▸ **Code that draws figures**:
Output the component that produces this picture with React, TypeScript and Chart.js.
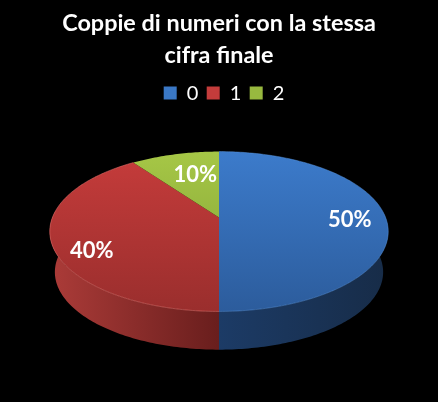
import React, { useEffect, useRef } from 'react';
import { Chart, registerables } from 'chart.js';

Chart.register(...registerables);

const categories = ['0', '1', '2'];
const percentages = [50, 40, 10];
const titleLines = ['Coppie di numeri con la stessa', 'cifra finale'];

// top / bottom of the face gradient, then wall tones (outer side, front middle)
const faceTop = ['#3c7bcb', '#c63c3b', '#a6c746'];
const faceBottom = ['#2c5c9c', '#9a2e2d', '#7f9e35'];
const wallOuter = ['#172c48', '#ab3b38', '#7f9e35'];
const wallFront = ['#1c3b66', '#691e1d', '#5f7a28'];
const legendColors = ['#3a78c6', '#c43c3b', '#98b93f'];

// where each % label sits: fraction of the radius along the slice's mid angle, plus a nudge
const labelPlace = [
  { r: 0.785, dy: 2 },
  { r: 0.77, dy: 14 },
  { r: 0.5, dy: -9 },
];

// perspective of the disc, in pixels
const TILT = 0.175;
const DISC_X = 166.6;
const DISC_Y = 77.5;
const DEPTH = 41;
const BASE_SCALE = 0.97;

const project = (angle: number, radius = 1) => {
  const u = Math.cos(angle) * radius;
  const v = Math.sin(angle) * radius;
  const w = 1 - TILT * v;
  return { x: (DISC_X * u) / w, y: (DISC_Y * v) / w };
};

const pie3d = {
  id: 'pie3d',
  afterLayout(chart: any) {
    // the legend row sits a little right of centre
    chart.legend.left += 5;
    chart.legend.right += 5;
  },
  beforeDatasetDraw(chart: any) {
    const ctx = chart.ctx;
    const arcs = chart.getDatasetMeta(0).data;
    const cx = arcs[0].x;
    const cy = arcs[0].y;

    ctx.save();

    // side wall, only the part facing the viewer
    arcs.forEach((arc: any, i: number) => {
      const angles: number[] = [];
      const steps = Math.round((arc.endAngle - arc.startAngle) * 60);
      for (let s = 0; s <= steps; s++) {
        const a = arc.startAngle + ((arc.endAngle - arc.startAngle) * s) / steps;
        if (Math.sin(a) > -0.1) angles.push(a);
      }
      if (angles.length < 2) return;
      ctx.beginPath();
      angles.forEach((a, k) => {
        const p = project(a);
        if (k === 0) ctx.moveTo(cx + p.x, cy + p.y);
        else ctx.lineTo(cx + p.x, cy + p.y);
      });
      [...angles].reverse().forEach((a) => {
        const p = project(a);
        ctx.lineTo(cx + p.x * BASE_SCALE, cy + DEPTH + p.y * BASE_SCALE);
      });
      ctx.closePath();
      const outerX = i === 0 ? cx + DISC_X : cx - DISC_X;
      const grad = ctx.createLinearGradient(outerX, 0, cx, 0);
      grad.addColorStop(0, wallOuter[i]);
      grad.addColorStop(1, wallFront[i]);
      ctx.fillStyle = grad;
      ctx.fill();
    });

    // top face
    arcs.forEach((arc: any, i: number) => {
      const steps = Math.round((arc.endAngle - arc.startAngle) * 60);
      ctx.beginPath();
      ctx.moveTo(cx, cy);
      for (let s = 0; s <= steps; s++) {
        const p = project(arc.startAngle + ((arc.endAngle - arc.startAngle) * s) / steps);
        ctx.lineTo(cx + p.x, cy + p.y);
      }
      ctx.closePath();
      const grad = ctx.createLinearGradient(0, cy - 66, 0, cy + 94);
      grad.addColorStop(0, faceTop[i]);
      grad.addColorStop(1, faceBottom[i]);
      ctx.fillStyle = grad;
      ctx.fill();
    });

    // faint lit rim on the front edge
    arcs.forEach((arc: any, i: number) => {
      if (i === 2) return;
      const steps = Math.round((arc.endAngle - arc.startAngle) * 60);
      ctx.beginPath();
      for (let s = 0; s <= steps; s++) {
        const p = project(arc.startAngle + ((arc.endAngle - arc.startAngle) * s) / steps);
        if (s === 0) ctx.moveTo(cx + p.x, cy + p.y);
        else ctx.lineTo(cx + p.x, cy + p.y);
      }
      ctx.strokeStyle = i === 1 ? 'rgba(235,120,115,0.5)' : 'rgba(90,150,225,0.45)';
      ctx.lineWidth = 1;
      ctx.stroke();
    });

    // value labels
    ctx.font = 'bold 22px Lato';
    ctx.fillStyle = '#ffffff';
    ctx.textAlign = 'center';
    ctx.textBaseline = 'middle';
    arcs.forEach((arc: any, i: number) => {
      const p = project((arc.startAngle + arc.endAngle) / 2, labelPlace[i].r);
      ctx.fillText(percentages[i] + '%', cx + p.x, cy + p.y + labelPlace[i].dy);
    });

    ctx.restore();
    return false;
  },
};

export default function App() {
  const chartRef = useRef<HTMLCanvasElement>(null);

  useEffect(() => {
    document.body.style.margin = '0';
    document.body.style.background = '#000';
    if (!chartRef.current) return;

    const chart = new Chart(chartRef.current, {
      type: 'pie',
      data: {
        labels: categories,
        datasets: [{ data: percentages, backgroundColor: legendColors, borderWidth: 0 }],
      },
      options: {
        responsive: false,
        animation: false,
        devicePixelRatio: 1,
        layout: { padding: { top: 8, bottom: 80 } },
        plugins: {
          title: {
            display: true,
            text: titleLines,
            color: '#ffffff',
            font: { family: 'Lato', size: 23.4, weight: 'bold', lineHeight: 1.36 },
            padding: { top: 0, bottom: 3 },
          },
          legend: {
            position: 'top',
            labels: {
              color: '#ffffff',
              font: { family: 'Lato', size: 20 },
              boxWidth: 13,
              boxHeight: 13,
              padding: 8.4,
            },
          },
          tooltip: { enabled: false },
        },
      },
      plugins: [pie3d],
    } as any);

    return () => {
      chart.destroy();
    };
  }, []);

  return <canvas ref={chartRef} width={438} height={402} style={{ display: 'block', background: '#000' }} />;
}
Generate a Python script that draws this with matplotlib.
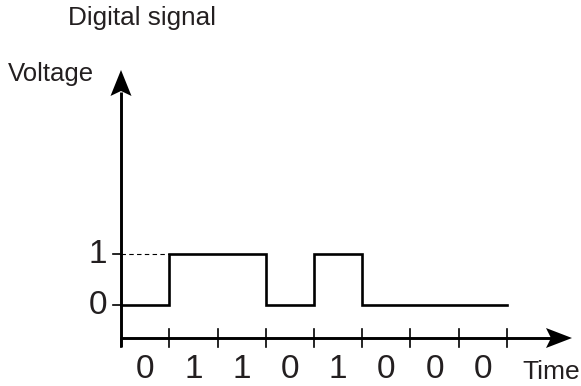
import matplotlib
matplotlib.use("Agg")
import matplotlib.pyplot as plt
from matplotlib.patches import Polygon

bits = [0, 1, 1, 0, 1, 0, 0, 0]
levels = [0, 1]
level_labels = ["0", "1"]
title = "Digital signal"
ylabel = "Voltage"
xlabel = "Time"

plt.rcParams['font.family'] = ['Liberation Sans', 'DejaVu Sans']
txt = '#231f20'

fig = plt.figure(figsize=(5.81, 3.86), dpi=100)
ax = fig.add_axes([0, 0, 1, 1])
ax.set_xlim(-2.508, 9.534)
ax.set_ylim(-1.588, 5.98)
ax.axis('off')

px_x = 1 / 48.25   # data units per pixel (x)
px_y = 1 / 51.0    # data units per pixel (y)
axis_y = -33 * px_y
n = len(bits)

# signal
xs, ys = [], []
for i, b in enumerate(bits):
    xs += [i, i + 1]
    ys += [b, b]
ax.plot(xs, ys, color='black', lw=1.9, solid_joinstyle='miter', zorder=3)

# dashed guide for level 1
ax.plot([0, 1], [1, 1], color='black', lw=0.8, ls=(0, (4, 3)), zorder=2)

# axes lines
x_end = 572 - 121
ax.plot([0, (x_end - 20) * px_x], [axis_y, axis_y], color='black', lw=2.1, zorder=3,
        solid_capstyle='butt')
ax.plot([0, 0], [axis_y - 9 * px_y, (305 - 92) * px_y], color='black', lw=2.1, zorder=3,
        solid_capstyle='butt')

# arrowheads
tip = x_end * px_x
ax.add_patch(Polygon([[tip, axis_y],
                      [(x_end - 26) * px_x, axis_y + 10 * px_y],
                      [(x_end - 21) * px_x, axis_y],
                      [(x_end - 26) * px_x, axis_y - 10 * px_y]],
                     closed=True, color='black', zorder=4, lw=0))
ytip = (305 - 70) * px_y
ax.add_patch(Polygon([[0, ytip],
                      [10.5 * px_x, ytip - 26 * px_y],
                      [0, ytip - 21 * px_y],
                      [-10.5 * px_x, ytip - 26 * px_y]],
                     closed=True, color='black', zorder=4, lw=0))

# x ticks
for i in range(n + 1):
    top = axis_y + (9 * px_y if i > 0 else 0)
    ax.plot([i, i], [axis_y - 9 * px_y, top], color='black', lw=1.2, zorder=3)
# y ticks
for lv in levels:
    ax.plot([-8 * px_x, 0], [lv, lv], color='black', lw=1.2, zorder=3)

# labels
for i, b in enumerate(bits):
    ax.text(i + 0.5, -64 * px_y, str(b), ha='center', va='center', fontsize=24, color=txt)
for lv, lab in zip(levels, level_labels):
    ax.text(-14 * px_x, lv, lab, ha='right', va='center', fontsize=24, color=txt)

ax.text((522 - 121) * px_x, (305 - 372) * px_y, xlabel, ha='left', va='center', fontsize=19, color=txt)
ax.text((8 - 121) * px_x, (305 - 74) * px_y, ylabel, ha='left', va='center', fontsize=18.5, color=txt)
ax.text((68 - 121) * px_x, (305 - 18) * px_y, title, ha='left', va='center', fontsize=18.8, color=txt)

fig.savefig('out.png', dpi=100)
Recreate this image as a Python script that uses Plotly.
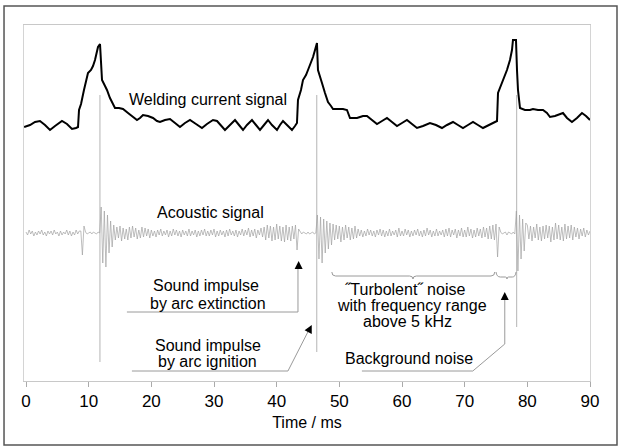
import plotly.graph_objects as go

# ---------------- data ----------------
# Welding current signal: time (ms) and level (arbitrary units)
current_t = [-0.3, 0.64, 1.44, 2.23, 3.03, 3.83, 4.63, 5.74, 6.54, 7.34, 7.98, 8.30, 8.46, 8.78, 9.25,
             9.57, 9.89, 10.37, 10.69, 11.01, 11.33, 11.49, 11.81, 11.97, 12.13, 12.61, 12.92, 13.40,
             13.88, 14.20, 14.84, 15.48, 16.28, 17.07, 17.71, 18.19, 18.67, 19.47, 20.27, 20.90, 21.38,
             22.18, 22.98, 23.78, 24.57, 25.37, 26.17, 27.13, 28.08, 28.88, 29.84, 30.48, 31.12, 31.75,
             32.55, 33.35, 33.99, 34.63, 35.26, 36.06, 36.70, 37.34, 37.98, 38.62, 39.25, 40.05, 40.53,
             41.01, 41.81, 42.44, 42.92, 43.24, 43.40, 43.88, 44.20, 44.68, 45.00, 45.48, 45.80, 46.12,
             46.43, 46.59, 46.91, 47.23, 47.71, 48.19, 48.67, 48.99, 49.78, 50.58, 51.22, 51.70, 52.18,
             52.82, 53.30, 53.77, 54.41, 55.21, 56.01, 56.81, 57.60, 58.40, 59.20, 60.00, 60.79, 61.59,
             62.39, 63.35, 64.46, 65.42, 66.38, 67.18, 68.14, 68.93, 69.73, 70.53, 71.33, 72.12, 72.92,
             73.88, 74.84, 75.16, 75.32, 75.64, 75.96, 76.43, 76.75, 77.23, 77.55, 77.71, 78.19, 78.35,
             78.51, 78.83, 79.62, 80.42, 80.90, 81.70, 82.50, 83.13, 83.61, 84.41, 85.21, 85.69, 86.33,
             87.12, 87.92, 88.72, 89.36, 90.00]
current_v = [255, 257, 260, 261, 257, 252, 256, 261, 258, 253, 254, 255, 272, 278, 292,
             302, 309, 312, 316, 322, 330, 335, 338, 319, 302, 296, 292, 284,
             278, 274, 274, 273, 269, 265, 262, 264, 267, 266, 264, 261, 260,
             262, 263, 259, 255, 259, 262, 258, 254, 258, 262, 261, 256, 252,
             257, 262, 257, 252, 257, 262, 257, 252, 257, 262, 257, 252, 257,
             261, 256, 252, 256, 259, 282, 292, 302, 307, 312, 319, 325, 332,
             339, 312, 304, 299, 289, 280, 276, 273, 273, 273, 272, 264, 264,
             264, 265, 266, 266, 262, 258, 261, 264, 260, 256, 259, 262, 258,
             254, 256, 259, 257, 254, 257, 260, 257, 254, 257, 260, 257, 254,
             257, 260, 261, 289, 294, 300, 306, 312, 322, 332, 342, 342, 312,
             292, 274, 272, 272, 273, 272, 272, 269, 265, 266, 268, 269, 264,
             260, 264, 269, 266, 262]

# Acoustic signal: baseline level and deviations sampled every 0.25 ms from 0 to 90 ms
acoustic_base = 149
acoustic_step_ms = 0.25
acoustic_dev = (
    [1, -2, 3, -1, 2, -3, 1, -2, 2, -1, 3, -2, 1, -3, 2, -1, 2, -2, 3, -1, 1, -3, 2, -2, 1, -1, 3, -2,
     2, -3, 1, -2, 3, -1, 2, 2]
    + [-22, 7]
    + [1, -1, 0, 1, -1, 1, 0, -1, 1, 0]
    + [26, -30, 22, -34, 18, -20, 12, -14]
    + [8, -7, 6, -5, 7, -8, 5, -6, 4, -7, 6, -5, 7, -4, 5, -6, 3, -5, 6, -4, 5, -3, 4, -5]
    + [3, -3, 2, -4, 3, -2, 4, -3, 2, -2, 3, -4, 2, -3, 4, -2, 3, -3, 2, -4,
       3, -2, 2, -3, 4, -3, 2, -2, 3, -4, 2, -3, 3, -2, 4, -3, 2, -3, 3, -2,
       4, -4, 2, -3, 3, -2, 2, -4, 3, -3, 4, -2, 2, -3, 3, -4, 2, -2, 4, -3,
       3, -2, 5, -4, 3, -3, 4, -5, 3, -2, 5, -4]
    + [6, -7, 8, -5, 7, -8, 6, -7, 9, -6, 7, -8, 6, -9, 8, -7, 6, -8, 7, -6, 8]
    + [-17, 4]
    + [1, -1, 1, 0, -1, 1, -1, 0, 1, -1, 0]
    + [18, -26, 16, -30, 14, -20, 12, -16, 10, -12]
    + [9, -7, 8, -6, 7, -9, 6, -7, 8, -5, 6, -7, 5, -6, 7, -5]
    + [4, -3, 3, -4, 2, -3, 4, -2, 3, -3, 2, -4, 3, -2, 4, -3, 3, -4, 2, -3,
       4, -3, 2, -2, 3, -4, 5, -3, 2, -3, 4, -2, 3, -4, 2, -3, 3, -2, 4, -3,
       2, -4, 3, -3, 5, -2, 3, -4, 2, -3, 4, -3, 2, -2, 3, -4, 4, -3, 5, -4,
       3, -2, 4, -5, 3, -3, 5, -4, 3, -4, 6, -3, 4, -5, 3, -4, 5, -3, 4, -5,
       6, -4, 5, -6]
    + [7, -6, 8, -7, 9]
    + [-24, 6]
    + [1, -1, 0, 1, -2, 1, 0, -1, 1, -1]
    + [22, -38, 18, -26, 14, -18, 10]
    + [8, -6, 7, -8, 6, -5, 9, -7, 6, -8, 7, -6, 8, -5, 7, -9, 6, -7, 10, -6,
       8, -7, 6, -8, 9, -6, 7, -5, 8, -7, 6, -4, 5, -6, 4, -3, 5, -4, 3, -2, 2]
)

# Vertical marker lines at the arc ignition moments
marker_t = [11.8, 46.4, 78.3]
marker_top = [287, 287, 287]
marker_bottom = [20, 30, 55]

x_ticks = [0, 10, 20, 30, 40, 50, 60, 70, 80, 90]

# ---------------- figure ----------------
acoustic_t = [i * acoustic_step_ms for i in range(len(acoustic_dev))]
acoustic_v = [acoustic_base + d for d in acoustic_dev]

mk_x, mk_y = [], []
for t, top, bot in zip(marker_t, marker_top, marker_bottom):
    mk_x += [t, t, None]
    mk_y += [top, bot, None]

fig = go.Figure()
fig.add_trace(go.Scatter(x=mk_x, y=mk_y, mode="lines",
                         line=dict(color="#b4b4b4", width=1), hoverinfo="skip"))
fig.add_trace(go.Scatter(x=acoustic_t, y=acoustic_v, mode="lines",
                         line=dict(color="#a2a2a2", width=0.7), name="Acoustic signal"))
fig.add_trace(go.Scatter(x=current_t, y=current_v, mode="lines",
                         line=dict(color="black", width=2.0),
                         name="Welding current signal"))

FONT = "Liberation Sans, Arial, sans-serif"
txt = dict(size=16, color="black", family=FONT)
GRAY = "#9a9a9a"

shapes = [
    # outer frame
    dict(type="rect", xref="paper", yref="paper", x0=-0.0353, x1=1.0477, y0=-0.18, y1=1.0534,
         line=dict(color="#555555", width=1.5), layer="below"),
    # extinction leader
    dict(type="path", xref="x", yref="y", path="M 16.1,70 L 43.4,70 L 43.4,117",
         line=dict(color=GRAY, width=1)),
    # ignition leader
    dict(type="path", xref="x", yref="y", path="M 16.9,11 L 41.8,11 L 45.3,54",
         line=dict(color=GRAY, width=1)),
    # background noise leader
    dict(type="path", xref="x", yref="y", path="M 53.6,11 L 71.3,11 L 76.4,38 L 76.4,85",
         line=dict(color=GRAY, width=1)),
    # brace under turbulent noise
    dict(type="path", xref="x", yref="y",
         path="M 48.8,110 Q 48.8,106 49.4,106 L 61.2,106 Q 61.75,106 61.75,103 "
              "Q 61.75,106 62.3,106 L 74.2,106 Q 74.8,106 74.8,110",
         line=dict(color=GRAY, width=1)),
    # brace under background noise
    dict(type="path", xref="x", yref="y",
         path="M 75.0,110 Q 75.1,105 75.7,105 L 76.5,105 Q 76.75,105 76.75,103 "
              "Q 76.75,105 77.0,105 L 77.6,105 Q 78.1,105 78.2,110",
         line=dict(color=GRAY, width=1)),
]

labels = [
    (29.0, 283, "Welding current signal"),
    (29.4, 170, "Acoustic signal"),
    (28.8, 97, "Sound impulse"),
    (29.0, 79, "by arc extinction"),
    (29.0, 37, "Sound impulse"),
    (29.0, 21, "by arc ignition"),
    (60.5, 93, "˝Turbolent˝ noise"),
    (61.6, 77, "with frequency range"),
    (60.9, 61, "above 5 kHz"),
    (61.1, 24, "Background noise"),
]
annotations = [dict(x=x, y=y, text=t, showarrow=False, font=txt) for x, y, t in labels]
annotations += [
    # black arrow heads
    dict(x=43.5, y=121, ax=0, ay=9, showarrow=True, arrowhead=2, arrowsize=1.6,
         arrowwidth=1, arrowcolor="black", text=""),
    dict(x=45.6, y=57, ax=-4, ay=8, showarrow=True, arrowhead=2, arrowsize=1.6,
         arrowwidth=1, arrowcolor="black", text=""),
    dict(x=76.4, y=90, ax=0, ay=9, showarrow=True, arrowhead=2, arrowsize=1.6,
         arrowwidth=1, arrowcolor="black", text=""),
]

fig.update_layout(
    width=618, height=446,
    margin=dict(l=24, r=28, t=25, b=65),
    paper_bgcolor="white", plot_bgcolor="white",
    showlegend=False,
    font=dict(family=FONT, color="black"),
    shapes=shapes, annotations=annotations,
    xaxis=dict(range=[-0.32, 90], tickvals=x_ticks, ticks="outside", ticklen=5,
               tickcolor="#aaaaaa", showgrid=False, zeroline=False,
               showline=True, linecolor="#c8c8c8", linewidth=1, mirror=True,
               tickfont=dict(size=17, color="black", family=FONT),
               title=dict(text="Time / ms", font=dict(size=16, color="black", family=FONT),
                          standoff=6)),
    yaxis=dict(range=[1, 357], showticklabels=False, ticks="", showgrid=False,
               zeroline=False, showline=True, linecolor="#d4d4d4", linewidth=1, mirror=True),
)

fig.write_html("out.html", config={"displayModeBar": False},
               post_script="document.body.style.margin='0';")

▸ **TASK TO CARRY OUT**:
Repeat the lines between those holding "Generate a Python" and "ax.axis('off')", inclusive. Pictures stay out.

▸ **WRITTEN REPLY**:
Generate a Python script that draws this with matplotlib.
import matplotlib
matplotlib.use("Agg")
import matplotlib.pyplot as plt
from matplotlib.patches import Polygon

bits = [0, 1, 1, 0, 1, 0, 0, 0]
levels = [0, 1]
level_labels = ["0", "1"]
title = "Digital signal"
ylabel = "Voltage"
xlabel = "Time"

plt.rcParams['font.family'] = ['Liberation Sans', 'DejaVu Sans']
txt = '#231f20'

fig = plt.figure(figsize=(5.81, 3.86), dpi=100)
ax = fig.add_axes([0, 0, 1, 1])
ax.set_xlim(-2.508, 9.534)
ax.set_ylim(-1.588, 5.98)
ax.axis('off')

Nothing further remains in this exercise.